Quote Originally Posted by Kurald Galain View Post
That's basically PF2 (which is also largely by the same designers), except that PF2 is much less tactical, and where 4E has a whole role dedicated to crowd control, PF2 doesn't have CC abilities. I'd say that PF2 is more balanced but less streamlined than 4E.
I'm not sure I agree that PF2 is less tactical, although it certainly is differently tactical than 4E. But I definitely don't agree that PF2 lacks CC abilities. To just give one example from each of the first 5 spell ranks, Shockwave is a 15' cone of knocking people prone (stronger than 4E prone as you grant advantage to ranged as well as melee, and standing in PF2 provokes OAs), Entangling Flora is a 20' burst of difficult terrain + chance of -10' speed or even immobilize every turn, Upcast Fear hits 5 enemies with a -1 to -3 debuff to all attacks, saves, defenses, and skills (and each -1 in PF2 is closer to a -2 in 4E), Wall of Fire does the wall things of cutting a battlefield in half, and Synaptic Pulse is a 30' ally-friendly emanation (close burst) that applies rough equivalents of 4E Daze or Stun to all enemies in the area. Even martials can get crowd control--e.g. the 14th level Hammer Quake knocks everyone prone in (more or less) what 4E would call a close blast 3--though these abilities tend to be high level whereas martials have single target control from level 1.

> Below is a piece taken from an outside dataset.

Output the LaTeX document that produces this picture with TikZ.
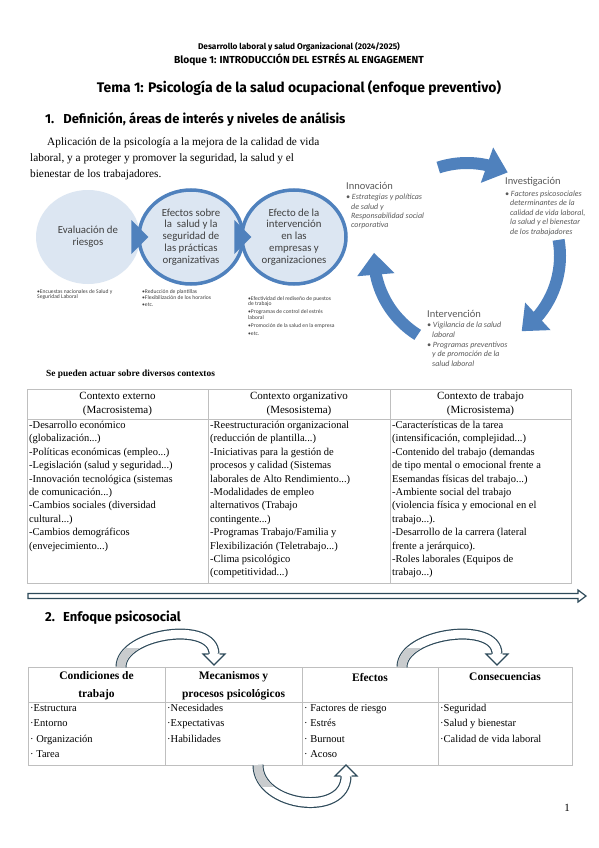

My read on PF2 is that it's a successful melding and evolution of 3E aesthetics and 4E design principles. It manages to balance martials using entirely at-will abilities with casters using traditional D&D style spellcasting (plus various other at-will/encounter/daily resource mixes), which frankly I used to think was an impossible goal. 4E remains my preferred D&D edition but PF2 is currently my favorite D&D-style RPG.